Revenue was coming in. Customers were buying. Business was growing. I was busy—constantly moving, constantly solving problems and putting out fires. From an outsider’s perspective, it looked like progress.
But underneath it all, I wasn’t getting closer. I was working in quicksand.
I was just staying alive with just another energy left to start the next day.
Every day was survival. My body was breaking down. I had nowhere to turn for help. I carried the anxiety and made a quiet promise to myself that no one would see the weight I was under.
So what happens next?
What do you do when you realize you’re not getting closer?
How do you respond?
Do you lean into character—or give in to avoidance and fear?
Can you turn a loss into something that builds toward a future win?
Writing to himself in Meditations, Marcus Aurelius said:
“The elements move upward, downward, and in all directions. The motion of virtue is different—deeper. It moves at a steady pace on a road hard to discern, and always forward.”
Moving forward. Always.
It’s an interesting idea—and not an easy one to live out. I definitely lost my direction on more than one occasion. Why is it so hard?
Because continuing forward, especially when things aren’t working, requires more than effort. It requires clarity. It requires discipline. It requires honesty with yourself. We must stop to be present before we can move forward productively.
Whats the alternative?
If we choose to stop, we guarantee the outcome: nothing. Or worse...failure. We'll never know what "could have been."
If we choose to continue, we at least give ourselves the opportunity to improve.
The real reward isn’t just in the outcome.
It’s in having the courage and clarity to keep moving forward—without compromising who you are in the process.
Because the Stoics had it right:
You don’t control the outcome. You control your response to reality.
And reality doesn’t care how hard you’re working.
Business has a way of exposing everything.
It’s the ultimate lie detector for ambition and ego.
What will you do when your back is against the wall?
How will you act when the pressure is real?
I never sacrificed my character or integrity to boost sales.
I could have cut corners.

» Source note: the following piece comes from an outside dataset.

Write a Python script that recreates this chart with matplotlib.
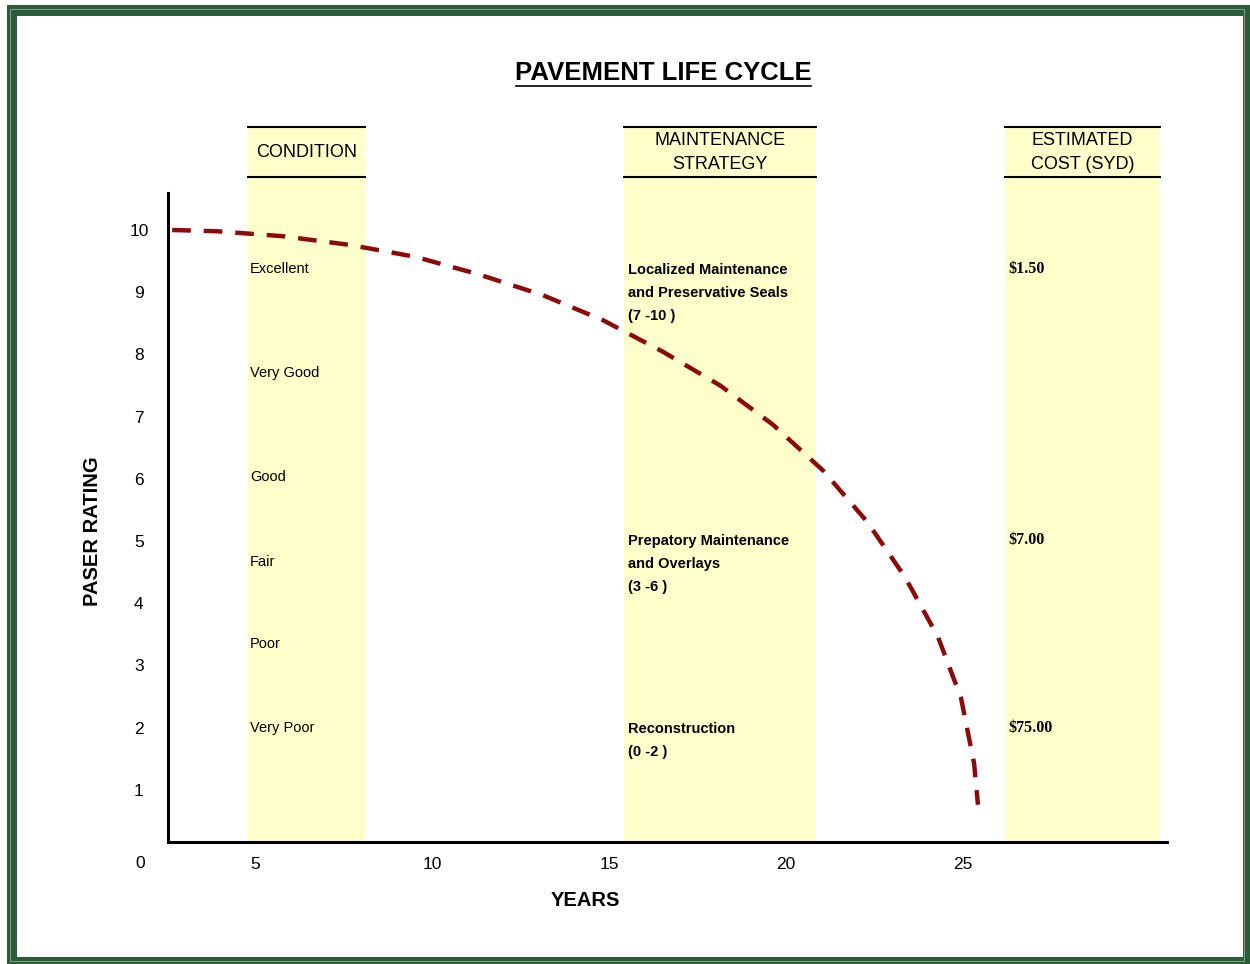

I could have sold something less than what it was. I could have taken the easier path—I had seen it done before in other places I had worked.
But I chose not to.
Knowing what’s right and wrong is easy. Acting on it—especially when it costs you something—is the real test.
The path will be hard.
It will challenge you in ways you don’t expect.
And the outcome may not be what you hoped for.
But if you continue forward—with clarity, with discipline, and with integrity—you will know that wherever you end up, you got there by choice.
Not by avoidance. Not by chance. By action.
And the next time you’re faced with the same challenge, you’ll be better prepared.
Stronger in your judgment. Sharper in your execution.
And one step closer to where you want to go.
Disclaimer: My blog is written in journal entry form. I write to improve my writing skills. There might be grammatical errors, but that is okay, because I am human. So please forgive me. It’s not perfect, but neither am I.